■ Data section:
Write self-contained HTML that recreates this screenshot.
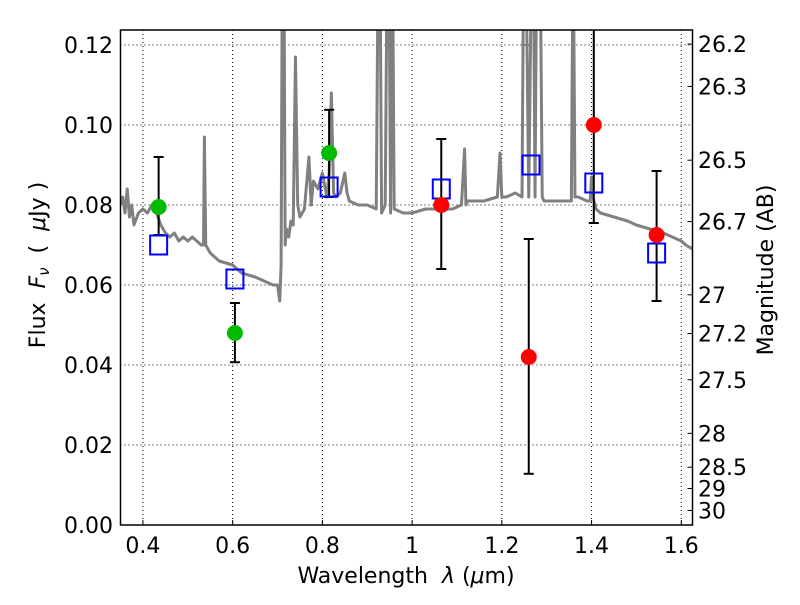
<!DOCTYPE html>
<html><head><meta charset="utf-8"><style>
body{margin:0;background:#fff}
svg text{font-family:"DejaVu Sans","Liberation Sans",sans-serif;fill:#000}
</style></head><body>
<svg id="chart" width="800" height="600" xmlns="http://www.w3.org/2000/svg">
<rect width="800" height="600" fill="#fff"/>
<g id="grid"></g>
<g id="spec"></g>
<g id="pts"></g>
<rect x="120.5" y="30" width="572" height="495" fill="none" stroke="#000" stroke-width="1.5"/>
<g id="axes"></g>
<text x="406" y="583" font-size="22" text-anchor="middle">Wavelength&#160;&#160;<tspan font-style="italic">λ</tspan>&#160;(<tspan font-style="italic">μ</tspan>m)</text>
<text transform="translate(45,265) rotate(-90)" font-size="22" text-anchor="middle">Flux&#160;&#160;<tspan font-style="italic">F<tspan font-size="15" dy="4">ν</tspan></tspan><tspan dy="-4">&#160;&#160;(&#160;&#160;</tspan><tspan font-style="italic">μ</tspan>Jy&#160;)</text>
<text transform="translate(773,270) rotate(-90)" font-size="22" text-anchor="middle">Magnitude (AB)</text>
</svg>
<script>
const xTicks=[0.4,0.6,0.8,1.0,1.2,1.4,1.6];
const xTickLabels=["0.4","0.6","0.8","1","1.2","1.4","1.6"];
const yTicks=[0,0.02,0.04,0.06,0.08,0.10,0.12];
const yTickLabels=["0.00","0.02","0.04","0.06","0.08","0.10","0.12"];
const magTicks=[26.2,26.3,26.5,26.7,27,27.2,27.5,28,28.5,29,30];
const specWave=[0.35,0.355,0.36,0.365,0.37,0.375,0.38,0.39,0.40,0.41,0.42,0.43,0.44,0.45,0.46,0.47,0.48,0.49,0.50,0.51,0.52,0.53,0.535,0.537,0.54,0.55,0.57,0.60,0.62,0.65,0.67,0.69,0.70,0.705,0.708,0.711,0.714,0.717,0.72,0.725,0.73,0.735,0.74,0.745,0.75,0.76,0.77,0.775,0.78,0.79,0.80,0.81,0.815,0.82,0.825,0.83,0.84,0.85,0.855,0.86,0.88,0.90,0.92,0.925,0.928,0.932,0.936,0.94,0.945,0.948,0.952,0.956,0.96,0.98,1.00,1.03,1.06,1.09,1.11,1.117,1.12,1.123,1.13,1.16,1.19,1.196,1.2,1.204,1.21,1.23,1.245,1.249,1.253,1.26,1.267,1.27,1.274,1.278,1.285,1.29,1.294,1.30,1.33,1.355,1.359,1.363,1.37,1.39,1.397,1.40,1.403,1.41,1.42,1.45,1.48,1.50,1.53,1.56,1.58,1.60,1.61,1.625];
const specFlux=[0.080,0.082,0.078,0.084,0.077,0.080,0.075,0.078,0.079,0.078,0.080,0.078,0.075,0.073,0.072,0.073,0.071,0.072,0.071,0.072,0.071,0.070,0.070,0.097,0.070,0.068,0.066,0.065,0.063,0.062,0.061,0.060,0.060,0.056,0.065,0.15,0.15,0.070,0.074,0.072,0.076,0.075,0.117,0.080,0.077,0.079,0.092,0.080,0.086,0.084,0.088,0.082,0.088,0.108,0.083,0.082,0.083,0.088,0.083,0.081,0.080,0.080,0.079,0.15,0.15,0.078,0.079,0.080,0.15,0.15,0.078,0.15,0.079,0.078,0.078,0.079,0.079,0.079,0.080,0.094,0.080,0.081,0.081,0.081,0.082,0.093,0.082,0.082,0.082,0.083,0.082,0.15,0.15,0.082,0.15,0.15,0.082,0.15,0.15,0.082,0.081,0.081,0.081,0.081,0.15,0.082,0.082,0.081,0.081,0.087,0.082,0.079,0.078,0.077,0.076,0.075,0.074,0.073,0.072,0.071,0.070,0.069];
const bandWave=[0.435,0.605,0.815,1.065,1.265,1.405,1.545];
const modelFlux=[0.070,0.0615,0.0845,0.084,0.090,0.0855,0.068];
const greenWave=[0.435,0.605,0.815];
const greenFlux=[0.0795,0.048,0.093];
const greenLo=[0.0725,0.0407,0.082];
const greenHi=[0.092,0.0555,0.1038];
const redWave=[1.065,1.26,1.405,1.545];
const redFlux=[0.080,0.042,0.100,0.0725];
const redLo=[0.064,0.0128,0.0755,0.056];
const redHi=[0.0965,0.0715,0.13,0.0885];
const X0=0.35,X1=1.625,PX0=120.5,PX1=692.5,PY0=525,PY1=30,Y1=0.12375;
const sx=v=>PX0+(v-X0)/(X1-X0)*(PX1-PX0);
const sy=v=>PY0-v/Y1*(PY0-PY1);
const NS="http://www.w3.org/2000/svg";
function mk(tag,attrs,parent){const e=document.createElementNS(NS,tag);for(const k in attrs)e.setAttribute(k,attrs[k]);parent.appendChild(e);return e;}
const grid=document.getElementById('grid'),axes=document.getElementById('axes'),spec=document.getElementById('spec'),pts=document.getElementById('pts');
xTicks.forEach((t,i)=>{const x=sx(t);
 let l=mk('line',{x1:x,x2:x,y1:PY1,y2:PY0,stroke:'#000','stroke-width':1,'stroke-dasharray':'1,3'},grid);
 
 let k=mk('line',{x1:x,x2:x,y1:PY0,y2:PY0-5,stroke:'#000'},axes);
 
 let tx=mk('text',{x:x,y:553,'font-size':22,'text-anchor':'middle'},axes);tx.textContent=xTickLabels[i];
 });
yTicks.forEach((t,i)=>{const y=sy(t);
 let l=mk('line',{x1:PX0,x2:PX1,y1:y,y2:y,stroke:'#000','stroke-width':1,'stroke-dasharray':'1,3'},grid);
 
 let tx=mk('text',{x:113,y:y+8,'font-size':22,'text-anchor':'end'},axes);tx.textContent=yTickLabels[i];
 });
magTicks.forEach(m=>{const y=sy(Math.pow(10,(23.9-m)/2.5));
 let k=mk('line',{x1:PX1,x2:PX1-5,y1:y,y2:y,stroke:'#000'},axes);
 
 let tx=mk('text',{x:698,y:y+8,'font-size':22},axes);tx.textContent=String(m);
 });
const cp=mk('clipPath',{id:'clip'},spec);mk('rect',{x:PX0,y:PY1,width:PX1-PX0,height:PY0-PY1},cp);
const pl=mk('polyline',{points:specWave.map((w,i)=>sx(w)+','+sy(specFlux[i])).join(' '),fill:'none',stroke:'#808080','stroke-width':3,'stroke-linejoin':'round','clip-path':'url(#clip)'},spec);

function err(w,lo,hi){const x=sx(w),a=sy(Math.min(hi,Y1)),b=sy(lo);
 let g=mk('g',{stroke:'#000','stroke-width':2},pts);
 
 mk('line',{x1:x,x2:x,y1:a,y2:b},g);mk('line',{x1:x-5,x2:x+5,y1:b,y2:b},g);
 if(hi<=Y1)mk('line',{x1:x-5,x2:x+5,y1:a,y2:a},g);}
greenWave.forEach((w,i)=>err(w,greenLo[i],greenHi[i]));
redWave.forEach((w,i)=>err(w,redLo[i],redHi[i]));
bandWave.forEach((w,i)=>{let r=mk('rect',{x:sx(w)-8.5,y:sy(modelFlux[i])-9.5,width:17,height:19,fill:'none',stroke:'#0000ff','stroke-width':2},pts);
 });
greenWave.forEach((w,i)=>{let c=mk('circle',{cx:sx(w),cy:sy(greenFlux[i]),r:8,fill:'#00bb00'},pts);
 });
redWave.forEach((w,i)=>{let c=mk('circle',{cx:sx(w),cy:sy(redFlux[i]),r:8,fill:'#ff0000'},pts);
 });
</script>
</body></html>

■ Request:
Extract the full listing above verbatim; pictures are to be left out of the copy.

■ Finished exercise:
Write self-contained HTML that recreates this screenshot.
<!DOCTYPE html>
<html><head><meta charset="utf-8"><style>
body{margin:0;background:#fff}
svg text{font-family:"DejaVu Sans","Liberation Sans",sans-serif;fill:#000}
</style></head><body>
<svg id="chart" width="800" height="600" xmlns="http://www.w3.org/2000/svg">
<rect width="800" height="600" fill="#fff"/>
<g id="grid"></g>
<g id="spec"></g>
<g id="pts"></g>
<rect x="120.5" y="30" width="572" height="495" fill="none" stroke="#000" stroke-width="1.5"/>
<g id="axes"></g>
<text x="406" y="583" font-size="22" text-anchor="middle">Wavelength&#160;&#160;<tspan font-style="italic">λ</tspan>&#160;(<tspan font-style="italic">μ</tspan>m)</text>
<text transform="translate(45,265) rotate(-90)" font-size="22" text-anchor="middle">Flux&#160;&#160;<tspan font-style="italic">F<tspan font-size="15" dy="4">ν</tspan></tspan><tspan dy="-4">&#160;&#160;(&#160;&#160;</tspan><tspan font-style="italic">μ</tspan>Jy&#160;)</text>
<text transform="translate(773,270) rotate(-90)" font-size="22" text-anchor="middle">Magnitude (AB)</text>
</svg>
<script>
const xTicks=[0.4,0.6,0.8,1.0,1.2,1.4,1.6];
const xTickLabels=["0.4","0.6","0.8","1","1.2","1.4","1.6"];
const yTicks=[0,0.02,0.04,0.06,0.08,0.10,0.12];
const yTickLabels=["0.00","0.02","0.04","0.06","0.08","0.10","0.12"];
const magTicks=[26.2,26.3,26.5,26.7,27,27.2,27.5,28,28.5,29,30];
const specWave=[0.35,0.355,0.36,0.365,0.37,0.375,0.38,0.39,0.40,0.41,0.42,0.43,0.44,0.45,0.46,0.47,0.48,0.49,0.50,0.51,0.52,0.53,0.535,0.537,0.54,0.55,0.57,0.60,0.62,0.65,0.67,0.69,0.70,0.705,0.708,0.711,0.714,0.717,0.72,0.725,0.73,0.735,0.74,0.745,0.75,0.76,0.77,0.775,0.78,0.79,0.80,0.81,0.815,0.82,0.825,0.83,0.84,0.85,0.855,0.86,0.88,0.90,0.92,0.925,0.928,0.932,0.936,0.94,0.945,0.948,0.952,0.956,0.96,0.98,1.00,1.03,1.06,1.09,1.11,1.117,1.12,1.123,1.13,1.16,1.19,1.196,1.2,1.204,1.21,1.23,1.245,1.249,1.253,1.26,1.267,1.27,1.274,1.278,1.285,1.29,1.294,1.30,1.33,1.355,1.359,1.363,1.37,1.39,1.397,1.40,1.403,1.41,1.42,1.45,1.48,1.50,1.53,1.56,1.58,1.60,1.61,1.625];
const specFlux=[0.080,0.082,0.078,0.084,0.077,0.080,0.075,0.078,0.079,0.078,0.080,0.078,0.075,0.073,0.072,0.073,0.071,0.072,0.071,0.072,0.071,0.070,0.070,0.097,0.070,0.068,0.066,0.065,0.063,0.062,0.061,0.060,0.060,0.056,0.065,0.15,0.15,0.070,0.074,0.072,0.076,0.075,0.117,0.080,0.077,0.079,0.092,0.080,0.086,0.084,0.088,0.082,0.088,0.108,0.083,0.082,0.083,0.088,0.083,0.081,0.080,0.080,0.079,0.15,0.15,0.078,0.079,0.080,0.15,0.15,0.078,0.15,0.079,0.078,0.078,0.079,0.079,0.079,0.080,0.094,0.080,0.081,0.081,0.081,0.082,0.093,0.082,0.082,0.082,0.083,0.082,0.15,0.15,0.082,0.15,0.15,0.082,0.15,0.15,0.082,0.081,0.081,0.081,0.081,0.15,0.082,0.082,0.081,0.081,0.087,0.082,0.079,0.078,0.077,0.076,0.075,0.074,0.073,0.072,0.071,0.070,0.069];
const bandWave=[0.435,0.605,0.815,1.065,1.265,1.405,1.545];
const modelFlux=[0.070,0.0615,0.0845,0.084,0.090,0.0855,0.068];
const greenWave=[0.435,0.605,0.815];
const greenFlux=[0.0795,0.048,0.093];
const greenLo=[0.0725,0.0407,0.082];
const greenHi=[0.092,0.0555,0.1038];
const redWave=[1.065,1.26,1.405,1.545];
const redFlux=[0.080,0.042,0.100,0.0725];
const redLo=[0.064,0.0128,0.0755,0.056];
const redHi=[0.0965,0.0715,0.13,0.0885];
const X0=0.35,X1=1.625,PX0=120.5,PX1=692.5,PY0=525,PY1=30,Y1=0.12375;
const sx=v=>PX0+(v-X0)/(X1-X0)*(PX1-PX0);
const sy=v=>PY0-v/Y1*(PY0-PY1);
const NS="http://www.w3.org/2000/svg";
function mk(tag,attrs,parent){const e=document.createElementNS(NS,tag);for(const k in attrs)e.setAttribute(k,attrs[k]);parent.appendChild(e);return e;}
const grid=document.getElementById('grid'),axes=document.getElementById('axes'),spec=document.getElementById('spec'),pts=document.getElementById('pts');
xTicks.forEach((t,i)=>{const x=sx(t);
 let l=mk('line',{x1:x,x2:x,y1:PY1,y2:PY0,stroke:'#000','stroke-width':1,'stroke-dasharray':'1,3'},grid);
 
 let k=mk('line',{x1:x,x2:x,y1:PY0,y2:PY0-5,stroke:'#000'},axes);
 
 let tx=mk('text',{x:x,y:553,'font-size':22,'text-anchor':'middle'},axes);tx.textContent=xTickLabels[i];
 });
yTicks.forEach((t,i)=>{const y=sy(t);
 let l=mk('line',{x1:PX0,x2:PX1,y1:y,y2:y,stroke:'#000','stroke-width':1,'stroke-dasharray':'1,3'},grid);
 
 let tx=mk('text',{x:113,y:y+8,'font-size':22,'text-anchor':'end'},axes);tx.textContent=yTickLabels[i];
 });
magTicks.forEach(m=>{const y=sy(Math.pow(10,(23.9-m)/2.5));
 let k=mk('line',{x1:PX1,x2:PX1-5,y1:y,y2:y,stroke:'#000'},axes);
 
 let tx=mk('text',{x:698,y:y+8,'font-size':22},axes);tx.textContent=String(m);
 });
const cp=mk('clipPath',{id:'clip'},spec);mk('rect',{x:PX0,y:PY1,width:PX1-PX0,height:PY0-PY1},cp);
const pl=mk('polyline',{points:specWave.map((w,i)=>sx(w)+','+sy(specFlux[i])).join(' '),fill:'none',stroke:'#808080','stroke-width':3,'stroke-linejoin':'round','clip-path':'url(#clip)'},spec);

function err(w,lo,hi){const x=sx(w),a=sy(Math.min(hi,Y1)),b=sy(lo);
 let g=mk('g',{stroke:'#000','stroke-width':2},pts);
 
 mk('line',{x1:x,x2:x,y1:a,y2:b},g);mk('line',{x1:x-5,x2:x+5,y1:b,y2:b},g);
 if(hi<=Y1)mk('line',{x1:x-5,x2:x+5,y1:a,y2:a},g);}
greenWave.forEach((w,i)=>err(w,greenLo[i],greenHi[i]));
redWave.forEach((w,i)=>err(w,redLo[i],redHi[i]));
bandWave.forEach((w,i)=>{let r=mk('rect',{x:sx(w)-8.5,y:sy(modelFlux[i])-9.5,width:17,height:19,fill:'none',stroke:'#0000ff','stroke-width':2},pts);
 });
greenWave.forEach((w,i)=>{let c=mk('circle',{cx:sx(w),cy:sy(greenFlux[i]),r:8,fill:'#00bb00'},pts);
 });
redWave.forEach((w,i)=>{let c=mk('circle',{cx:sx(w),cy:sy(redFlux[i]),r:8,fill:'#ff0000'},pts);
 });
</script>
</body></html>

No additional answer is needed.